> **Aim of the task**
Print the listing as it stands, omitting all images.

> **Raw data**
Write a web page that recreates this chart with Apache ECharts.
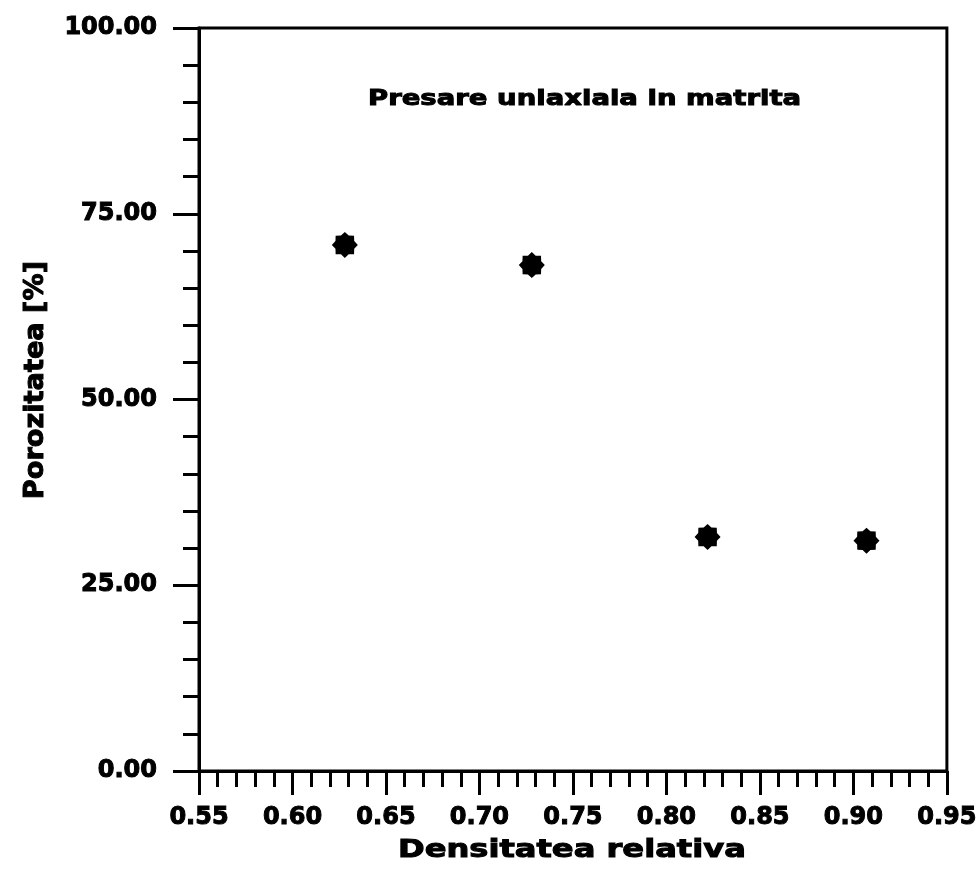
<!DOCTYPE html>
<html>
<head>
<meta charset="utf-8">
<script src="https://cdn.jsdelivr.net/npm/echarts@6/dist/echarts.min.js"></script>
<style>
  html, body { margin: 0; padding: 0; background: #fff; }
  #chart { width: 980px; height: 882px; }
</style>
</head>
<body>
<div id="chart"></div>
<script>
// Relative density vs. porosity, uniaxial die pressing
const densitate = [0.628, 0.728, 0.822, 0.907];
const porozitate = [70.8, 68.1, 31.5, 31.0];
const titluGrafic = 'Presare uniaxiala in matrita';
const titluX = 'Densitatea relativa';
const titluY = 'Porozitatea [%]';

const FONT = '"DejaVu Sans", sans-serif';
// a thin outline thickens the bold face
const heavy = { textBorderColor: '#000', textBorderWidth: 1 };

// 8-spike star marker
function starPath(spikes, inner) {
  let d = '';
  for (let i = 0; i < spikes * 2; i++) {
    const r = i % 2 === 0 ? 1 : inner;
    const a = (Math.PI * i) / spikes - Math.PI / 2;
    const x = (r * Math.cos(a)).toFixed(3);
    const y = (r * Math.sin(a)).toFixed(3);
    d += (i === 0 ? 'M' : 'L') + x + ' ' + y + ' ';
  }
  return d + 'Z';
}

const chart = echarts.init(document.getElementById('chart'), null, { renderer: 'canvas' });

chart.setOption({
  backgroundColor: '#ffffff',
  animation: false,
  grid: {
    left: 199, right: 32, top: 28, bottom: 111,
    show: true, borderColor: '#000', borderWidth: 3, backgroundColor: 'transparent'
  },
  xAxis: {
    type: 'value', min: 0.55, max: 0.95, interval: 0.05,
    axisLine: { lineStyle: { color: '#000', width: 3 } },
    axisTick: { show: true, inside: false, length: 24, lineStyle: { color: '#000', width: 3 } },
    minorTick: { show: true, splitNumber: 5, length: 16, lineStyle: { color: '#000', width: 3 } },
    splitLine: { show: false },
    axisLabel: Object.assign({
      margin: 35, color: '#000', fontFamily: FONT, fontWeight: 'bold', fontSize: 24,
      formatter: v => v.toFixed(2)
    }, heavy)
  },
  yAxis: {
    type: 'value', min: 0, max: 100, interval: 25,
    axisLine: { show: true, lineStyle: { color: '#000', width: 3 } },
    axisTick: { show: true, inside: false, length: 26, lineStyle: { color: '#000', width: 3 } },
    minorTick: { show: true, splitNumber: 5, length: 16, lineStyle: { color: '#000', width: 3 } },
    splitLine: { show: false },
    axisLabel: Object.assign({
      margin: 42, color: '#000', fontFamily: FONT, fontWeight: 'bold', fontSize: 24,
      formatter: v => v.toFixed(2)
    }, heavy)
  },
  graphic: [
    {
      type: 'text', x: 368, y: 88, scaleX: 1.25,
      style: { text: titluGrafic, fill: '#000', font: 'bold 22px ' + FONT, stroke: '#000', lineWidth: 1 }
    },
    {
      type: 'text', x: 398, y: 838, scaleX: 1.285,
      style: { text: titluX, fill: '#000', font: 'bold 25px ' + FONT, stroke: '#000', lineWidth: 1 }
    },
    {
      type: 'text', x: 36, y: 380, rotation: Math.PI / 2, scaleX: 1.045,
      style: {
        text: titluY, fill: '#000', font: 'bold 26px ' + FONT,
        align: 'center', verticalAlign: 'middle', stroke: '#000', lineWidth: 1
      }
    }
  ],
  series: [{
    type: 'scatter',
    data: densitate.map((d, i) => [d, porozitate[i]]),
    symbol: 'path://' + starPath(8, 0.78),
    symbolSize: 26,
    itemStyle: { color: '#000', opacity: 1 }
  }]
});
</script>
</body>
</html>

> **Result of this task**
Write a web page that recreates this chart with Apache ECharts.
<!DOCTYPE html>
<html>
<head>
<meta charset="utf-8">
<script src="https://cdn.jsdelivr.net/npm/echarts@6/dist/echarts.min.js"></script>
<style>
  html, body { margin: 0; padding: 0; background: #fff; }
  #chart { width: 980px; height: 882px; }
</style>
</head>
<body>
<div id="chart"></div>
<script>
// Relative density vs. porosity, uniaxial die pressing
const densitate = [0.628, 0.728, 0.822, 0.907];
const porozitate = [70.8, 68.1, 31.5, 31.0];
const titluGrafic = 'Presare uniaxiala in matrita';
const titluX = 'Densitatea relativa';
const titluY = 'Porozitatea [%]';

const FONT = '"DejaVu Sans", sans-serif';
// a thin outline thickens the bold face
const heavy = { textBorderColor: '#000', textBorderWidth: 1 };

// 8-spike star marker
function starPath(spikes, inner) {
  let d = '';
  for (let i = 0; i < spikes * 2; i++) {
    const r = i % 2 === 0 ? 1 : inner;
    const a = (Math.PI * i) / spikes - Math.PI / 2;
    const x = (r * Math.cos(a)).toFixed(3);
    const y = (r * Math.sin(a)).toFixed(3);
    d += (i === 0 ? 'M' : 'L') + x + ' ' + y + ' ';
  }
  return d + 'Z';
}

const chart = echarts.init(document.getElementById('chart'), null, { renderer: 'canvas' });

chart.setOption({
  backgroundColor: '#ffffff',
  animation: false,
  grid: {
    left: 199, right: 32, top: 28, bottom: 111,
    show: true, borderColor: '#000', borderWidth: 3, backgroundColor: 'transparent'
  },
  xAxis: {
    type: 'value', min: 0.55, max: 0.95, interval: 0.05,
    axisLine: { lineStyle: { color: '#000', width: 3 } },
    axisTick: { show: true, inside: false, length: 24, lineStyle: { color: '#000', width: 3 } },
    minorTick: { show: true, splitNumber: 5, length: 16, lineStyle: { color: '#000', width: 3 } },
    splitLine: { show: false },
    axisLabel: Object.assign({
      margin: 35, color: '#000', fontFamily: FONT, fontWeight: 'bold', fontSize: 24,
      formatter: v => v.toFixed(2)
    }, heavy)
  },
  yAxis: {
    type: 'value', min: 0, max: 100, interval: 25,
    axisLine: { show: true, lineStyle: { color: '#000', width: 3 } },
    axisTick: { show: true, inside: false, length: 26, lineStyle: { color: '#000', width: 3 } },
    minorTick: { show: true, splitNumber: 5, length: 16, lineStyle: { color: '#000', width: 3 } },
    splitLine: { show: false },
    axisLabel: Object.assign({
      margin: 42, color: '#000', fontFamily: FONT, fontWeight: 'bold', fontSize: 24,
      formatter: v => v.toFixed(2)
    }, heavy)
  },
  graphic: [
    {
      type: 'text', x: 368, y: 88, scaleX: 1.25,
      style: { text: titluGrafic, fill: '#000', font: 'bold 22px ' + FONT, stroke: '#000', lineWidth: 1 }
    },
    {
      type: 'text', x: 398, y: 838, scaleX: 1.285,
      style: { text: titluX, fill: '#000', font: 'bold 25px ' + FONT, stroke: '#000', lineWidth: 1 }
    },
    {
      type: 'text', x: 36, y: 380, rotation: Math.PI / 2, scaleX: 1.045,
      style: {
        text: titluY, fill: '#000', font: 'bold 26px ' + FONT,
        align: 'center', verticalAlign: 'middle', stroke: '#000', lineWidth: 1
      }
    }
  ],
  series: [{
    type: 'scatter',
    data: densitate.map((d, i) => [d, porozitate[i]]),
    symbol: 'path://' + starPath(8, 0.78),
    symbolSize: 26,
    itemStyle: { color: '#000', opacity: 1 }
  }]
});
</script>
</body>
</html>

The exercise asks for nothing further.